I believe we’ve got more important work than ever ahead of us. 2024 didn’t go the way we hoped it would. I’m worried, as I know many of you are, about where our country is headed. But I don’t have any intention of giving up. My priority is helping people find a way to stay engaged. The 250th commemoration of the founding of the United States will take place on July 4, 2026. This is no time to give up.
My experience writing Civil Discourse has taught me that people who are armed with the arguments, evidence, and the confidence to have difficult conversations in a direct but respectful manner are the path forward. Readers of the newsletter have conversations that plant the seeds of thoughtfulness. All of that is Civil Discourse, and it’s a quintessential part of what it means to be an American.

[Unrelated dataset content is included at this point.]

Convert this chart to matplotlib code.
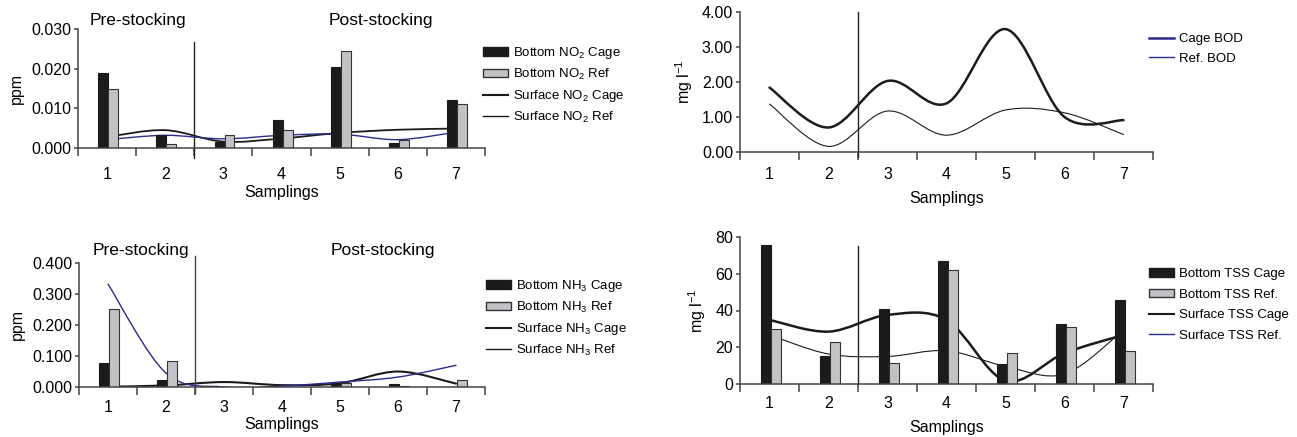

When I began Civil Discourse, I planned on writing two to three times a week. Rapidly, that became five or six, and sometimes seven times a week. The times we live in demand it. Often I’m writing about issues of the day almost as they happen, without the time the appellate lawyer in me craves to carefully craft and edit my words, in order to get information and analysis to you while it’s timely and important. I’m really grateful to all of you for your kindness when I fall short, for reading, writing to me, leaving your ideas in comments in the forum, and generally keeping my faith in our country strong despite the setback of this last election. We really are in this together.
Just about a year ago, I wrote a similar message to y’all, and I was struck as I looked back to see what the news was on that day. I quoted from a story Mike Allen and Jim VandeHei at Axios wrote about what Donald Trump had in mind for his next administration if he was reelected. They wrote that those plans included:
targeting and jailing critics, including government officials and journalists;
deporting undocumented immigrants or putting them in detainment camps,
unleashing the military to target drug cartels in Mexico, or possibly crack down on criminals or protesters at home, and
scrapping rules that limit Trump’s ability to purge government workers deemed disloyal.
Here we are just a year later. Those are, in fact, Trump’s plans. Preventing the end of the rule of law and the Republic is our most important job for the next four years. We may be weary, but we are not broken. And as legacy media shows signs of bending the knee before Trump is even inaugurated, independent journalism, like this newsletter, will become even more important.
I hope you’ll consider sharing Civil Discourse with a member of your family, a friend, a colleague, or a neighbor.
Wishing you a happy holiday season as we prepare for what’s ahead. Never let them steal your joy in life.